# Medicare wellness help



## nikki3 (Feb 3, 2015)

DIAGNOSIS CODE FOR MEDICARE WELLNESS G0438 BEEN GETTING DENIALS. ALSO ANYONE HAVE A MEDICARE WELLNESS CHEAT SHEET FOR CPTS WITH DIAGNOSIS. BEEN GETTING DENIALS TRYING TO CORRECT THEM TIA


----------



## marymessina1998@yahoo.com (Feb 3, 2015)

We use V70.0 for our diagnosis for G0438 and G0439, have had no problems with it. If your G0438 or G0439 is being denied for any other reasons, it maybe because G0438 was already billed, and G0439 needs to be billed next..  Or if you are billing the G0439 and its been less than a year since the last exam that also could be a reason.. What exactaly is your denial saying?


----------



## marymessina1998@yahoo.com (Feb 3, 2015)

Also, if the patient is new to medicare, the G0402 needs to be billed first before G0438 as that code is the first annual medicare wellness exam within the first 12 months of coverage.. You would need to check out the Medicare cards first to make sure you see the start of the patients coverage.


----------



## mmutterperl (Apr 9, 2018)

marymessina1998@yahoo.com said:


> Also, if the patient is new to medicare, the G0402 needs to be billed first before G0438 as that code is the first annual medicare wellness exam within the first 12 months of coverage.. You would need to check out the Medicare cards first to make sure you see the start of the patients coverage.



See, we had a PR-119 denial for a G0438, and it looks like this beneficiary is eligible for both an initial AND subsequent AWV according to their Preventive Services eligiblity. I did not see a G0402 billed anywhere there unless of course the G0438 (or a possible G0402) was billed under another provider. Would it be possible to have a claim denied due to a beneficiary not having a G0402 previously billed before their G0402? I think I would see a different reason code?


----------



## Pathos (Jul 10, 2018)

mmutterperl said:


> See, we had a PR-119 denial for a G0438, and it looks like this beneficiary is eligible for both an initial AND subsequent AWV according to their Preventive Services eligiblity. I did not see a G0402 billed anywhere there unless of course the G0438 (or a possible G0402) was billed under another provider. Would it be possible to have a claim denied due to a beneficiary not having a G0402 previously billed before their G0402? I think I would see a different reason code?



Hello,

Not sure if you are still looking for an answer on this one, but here goes:

You can still bill a G0438/G0439 even if a G0402 was never billed for the patient. Special timeline rules apply for all three codes:


G0402 - Beneficiary is eligible the *first 12 months* of Medicare coverage. A one-in-a-lifetime EKG procedure may also be billed out, if appropriate and performed.
G0438 - May be billed out *after 12 months* of Medicare coverage, this is a one-time benefit.
G0439 - Can be billed *12 months after either a G0438/G0439* have been performed and billed out.

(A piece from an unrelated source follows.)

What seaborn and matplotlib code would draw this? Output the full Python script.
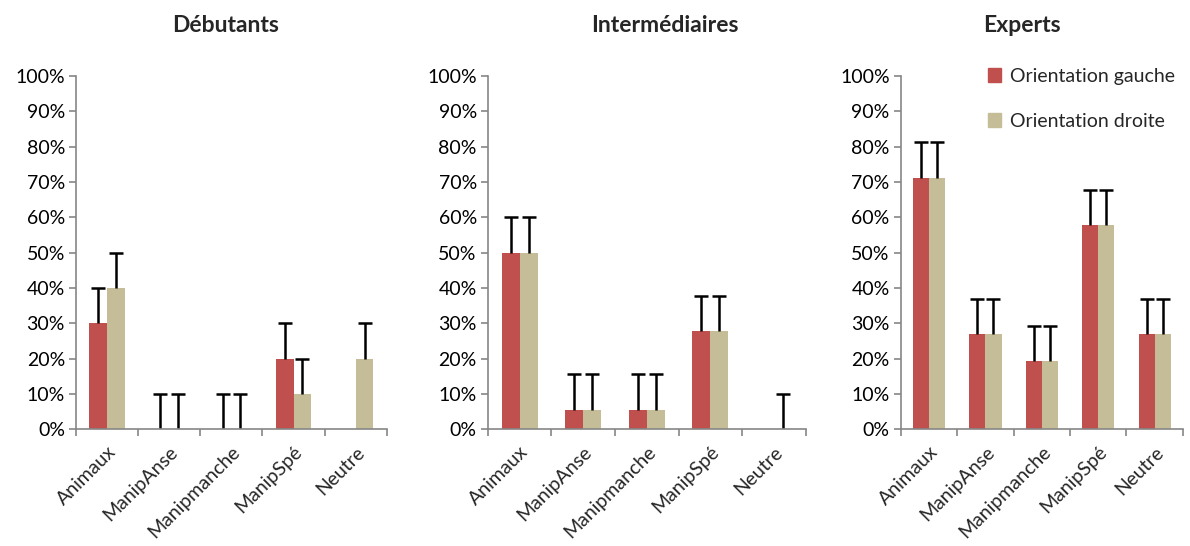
import pandas as pd
import numpy as np
import matplotlib
matplotlib.use('Agg')
import matplotlib.pyplot as plt
import matplotlib.patches as mpatches
from matplotlib.ticker import PercentFormatter, FixedLocator
import seaborn as sns

categories = ['Animaux', 'ManipAnse', 'Manipmanche', 'ManipSpé', 'Neutre']
series = ['Orientation gauche', 'Orientation droite']
panels = ['Débutants', 'Intermédiaires', 'Experts']

# valeurs en %
deb_gauche = [30, 0, 0, 20, 0]
deb_droite = [40, 0, 0, 10, 20]
int_gauche = [50, 5.6, 5.6, 27.8, 0]
int_droite = [50, 5.6, 5.6, 27.8, 0]
exp_gauche = [71.2, 26.9, 19.2, 57.7, 26.9]
exp_droite = [71.2, 26.9, 19.2, 57.7, 26.9]

# barres d'erreur (vers le haut seulement), None = pas de barre
deb_err_g = [10, 10, 10, 10, None]
deb_err_d = [10, 10, 10, 10, 10]
int_err_g = [10, 10, 10, 10, None]
int_err_d = [10, 10, 10, 10, 10]
exp_err_g = [10, 10, 10, 10, 10]
exp_err_d = [10, 10, 10, 10, 10]

values = [(deb_gauche, deb_droite), (int_gauche, int_droite), (exp_gauche, exp_droite)]
errors = [(deb_err_g, deb_err_d), (int_err_g, int_err_d), (exp_err_g, exp_err_d)]

couleurs = ['#C0504D', '#C4BD97']

sns.set_style('white')
plt.rcParams['font.family'] = ['Lato', 'DejaVu Sans']

fig = plt.figure(figsize=(11.9, 5.46), dpi=100)

positions = [(0.0639, 0.325), (0.410, 0.677), (0.757, 0.994)]
title_x = [226, 665, 1022]
bottom, top = 0.2137, 0.861
fs = 14

for k in range(3):
    l, r = positions[k]
    ax = fig.add_axes([l, bottom, r - l, top - bottom])
    g, d = values[k]
    df = pd.DataFrame({
        'cat': categories * 2,
        'val': [v / 100 for v in g] + [v / 100 for v in d],
        'serie': [series[0]] * 5 + [series[1]] * 5,
    })
    sns.barplot(data=df, x='cat', y='val', hue='serie', palette=couleurs,
                width=0.57, ax=ax, legend=False, errorbar=None, saturation=1,
                linewidth=0)

    bar_conts = list(ax.containers)
    for i, cont in enumerate(bar_conts):
        errs = errors[k][i]
        for p, e in zip(cont.patches, errs):
            if e is None:
                continue
            xc = p.get_x() + p.get_width() / 2
            h = p.get_height()
            eb = ax.errorbar([xc], [h], yerr=[[0], [e / 100]], fmt='none',
                             ecolor='black', elinewidth=1.8, capsize=5, capthick=1.8)
            eb[1][0].set_visible(False)  # pas de chapeau en bas

    ax.set_ylim(0, 1)
    ax.set_xlim(-0.5, 4.5)
    ax.yaxis.set_major_locator(FixedLocator(np.arange(0, 1.01, 0.1)))
    ax.yaxis.set_major_formatter(PercentFormatter(1.0, decimals=0))
    ax.set_xlabel('')
    ax.set_ylabel('')
    for s in ['top', 'right']:
        ax.spines[s].set_visible(False)
    for s in ['left', 'bottom']:
        ax.spines[s].set_color('#868686')
        ax.spines[s].set_linewidth(1.2)
    ax.tick_params(axis='y', length=5, width=1.2, color='#868686', labelsize=fs,
                   labelcolor='black', left=True, direction='out', pad=3)
    ax.tick_params(axis='x', which='major', length=0, labelsize=fs, pad=10)
    ax.xaxis.set_minor_locator(FixedLocator(np.arange(-0.5, 4.6, 1)))
    ax.tick_params(axis='x', which='minor', length=5, width=1.2, color='#868686',
                   bottom=True, direction='out')
    plt.setp(ax.get_xticklabels(), rotation=45, ha='right', rotation_mode='anchor')

    fig.text(title_x[k] / 1190, (546 - 25) / 546, panels[k], ha='center', va='center',
             fontsize=16.5, fontweight='bold')

    if k == 2:
        handles = [mpatches.Patch(color=c, label=s) for c, s in zip(couleurs, series)]
        ax.legend(handles=handles, loc='upper left', bbox_to_anchor=(0.28, 1.045),
                  frameon=False, fontsize=fs, labelspacing=1.45, handlelength=0.7,
                  handleheight=0.7, handletextpad=0.45, borderaxespad=0)

fig.savefig('out.png', dpi=100)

Some MACs allow 11 months inbetween visits so I would double check your local MAC. If G0439 was billed out before any G0438 and paid (_perhaps by a different provider_), then the G0438 benefit has been lost. There are ways to look up and check whether the patient has been billed AWVs, but only works for Original Medicare and perhaps some MACs. This gets tricky when the beneficiary has a Part C coverage, as their reports don't always communicate with each other.


Sources:

CMS ABCs on IPPE
CMS ABCs on AWVs
Noridian (my local MAC) on IPPE and AWVs

Hope this helps!


----------